A positive diagnosis can be made by trans-illumination of the trachea using a pinpoint light source shining through the skin and "windpipe". The mites are tiny black specks within the trachea. As they are not always seen in this manner you may have to treat based on clinical signs in these birds. If lab work can be performed there is often an increase in a certain white blood cell called a basophil.
There have been a variety of treatments documented over the years. One involves placing a No-Pest Strip (diclorvos) by the cage and covering it for an hour monitoring the birds very carefully for evidence of wobbling and toxicity. The strip should be aired out for 1-2 days prior to use. They can also be used to hang in the aviary but away from contact with the birds. This treatment has the potential to be more harmful to the birds than the mites and its use is very questionable.
More commonly Ivermectin is used. Various regimens have been used and the choice can be selected due to a variety of factors - is it a single bird or flock; are the birds easily handled or highly stressed; what is the degree of infestation; and possible resistance of the mites. An easy way to treat is using 0.1% Ivermectin (1:10 dilution with propylene glycol) topically on the bare skin on the lower neck over the jugular vein area using approximately one drop.
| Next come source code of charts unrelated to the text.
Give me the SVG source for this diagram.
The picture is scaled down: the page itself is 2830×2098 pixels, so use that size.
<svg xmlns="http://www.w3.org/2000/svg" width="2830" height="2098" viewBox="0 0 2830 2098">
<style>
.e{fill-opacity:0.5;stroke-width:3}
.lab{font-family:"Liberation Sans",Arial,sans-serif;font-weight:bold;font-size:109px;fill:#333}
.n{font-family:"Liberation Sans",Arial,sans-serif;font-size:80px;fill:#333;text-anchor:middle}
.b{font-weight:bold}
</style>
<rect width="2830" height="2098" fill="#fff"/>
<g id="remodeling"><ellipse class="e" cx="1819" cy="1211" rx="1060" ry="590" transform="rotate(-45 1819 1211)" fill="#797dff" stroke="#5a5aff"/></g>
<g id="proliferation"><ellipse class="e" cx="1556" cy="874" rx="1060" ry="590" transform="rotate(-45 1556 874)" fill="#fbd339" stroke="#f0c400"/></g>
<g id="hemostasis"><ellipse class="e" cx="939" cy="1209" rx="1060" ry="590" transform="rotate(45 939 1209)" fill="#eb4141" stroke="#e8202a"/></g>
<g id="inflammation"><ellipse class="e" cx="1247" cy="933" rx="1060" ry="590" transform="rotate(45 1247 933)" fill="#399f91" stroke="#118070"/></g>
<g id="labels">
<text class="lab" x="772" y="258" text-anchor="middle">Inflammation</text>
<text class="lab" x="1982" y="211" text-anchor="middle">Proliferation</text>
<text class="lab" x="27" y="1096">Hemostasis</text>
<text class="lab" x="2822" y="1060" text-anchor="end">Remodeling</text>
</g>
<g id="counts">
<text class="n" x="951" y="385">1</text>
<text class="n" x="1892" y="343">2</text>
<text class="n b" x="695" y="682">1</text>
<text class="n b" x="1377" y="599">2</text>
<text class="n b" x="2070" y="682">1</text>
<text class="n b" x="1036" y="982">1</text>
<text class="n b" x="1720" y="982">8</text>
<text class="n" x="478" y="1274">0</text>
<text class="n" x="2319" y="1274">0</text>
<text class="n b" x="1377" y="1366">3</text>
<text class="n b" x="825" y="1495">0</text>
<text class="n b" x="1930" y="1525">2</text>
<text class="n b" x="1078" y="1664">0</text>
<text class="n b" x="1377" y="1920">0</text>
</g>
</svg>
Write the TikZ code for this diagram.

A small amount of alcohol on a swab may be necessary to view the skin through the feathers. This is simple and fast and works well in many birds. A disadvantage is inconsistency of absorption of active ingredients. Another choice is to dilute 1:10 in saline and dose orally at 0.05mg (1 drop or 0.05ml) once every 2 weeks for 1-3 applications (some literature has up to 6 treatments needed for a difficult infestation). Saline dilution may have a precipitate but this does not seem to change the effectiveness. This is a dose of 50 micrograms and is at the high end of the therapeutic range and should be reserved for resistant mites. The normal dose recommended is 400 micrograms/kg and can be achieved with a 1:50 dilution and giving 1 drop.
Propylene Glycol is not used for oral administration due to its potential aspiration into the trachea and resulting damage to it. Some have used the more dilute dosage (1:50 with saline) orally once daily for 3-4 days. Some also inject the medication IM every 2 weeks or once daily for 3 days (400 micrograms/kg) but this is extremely stressful to the birds and aviculturists. Always mix the Ivermectin and diluent fresh for each treatment. Evidence of over-dosage would be sleepiness, trouble standing, and drooping head. These signs will be seen within 10-60 minutes. Water dishes may need to be removed during this time as drowning could occur. As a precaution each breeder should test the dosing on a few birds prior to treating the entire flock. With a flock problem it is wise to retreat prior to each breeding season.
If the respiratory problems do not clear up after treatments then there are several other opportunists, viruses, or bacteria (enterococcus) that can cause primary and secondary problems. Use of immune system stimulants may be helpful. It is best to seek veterinary assistance for these problems.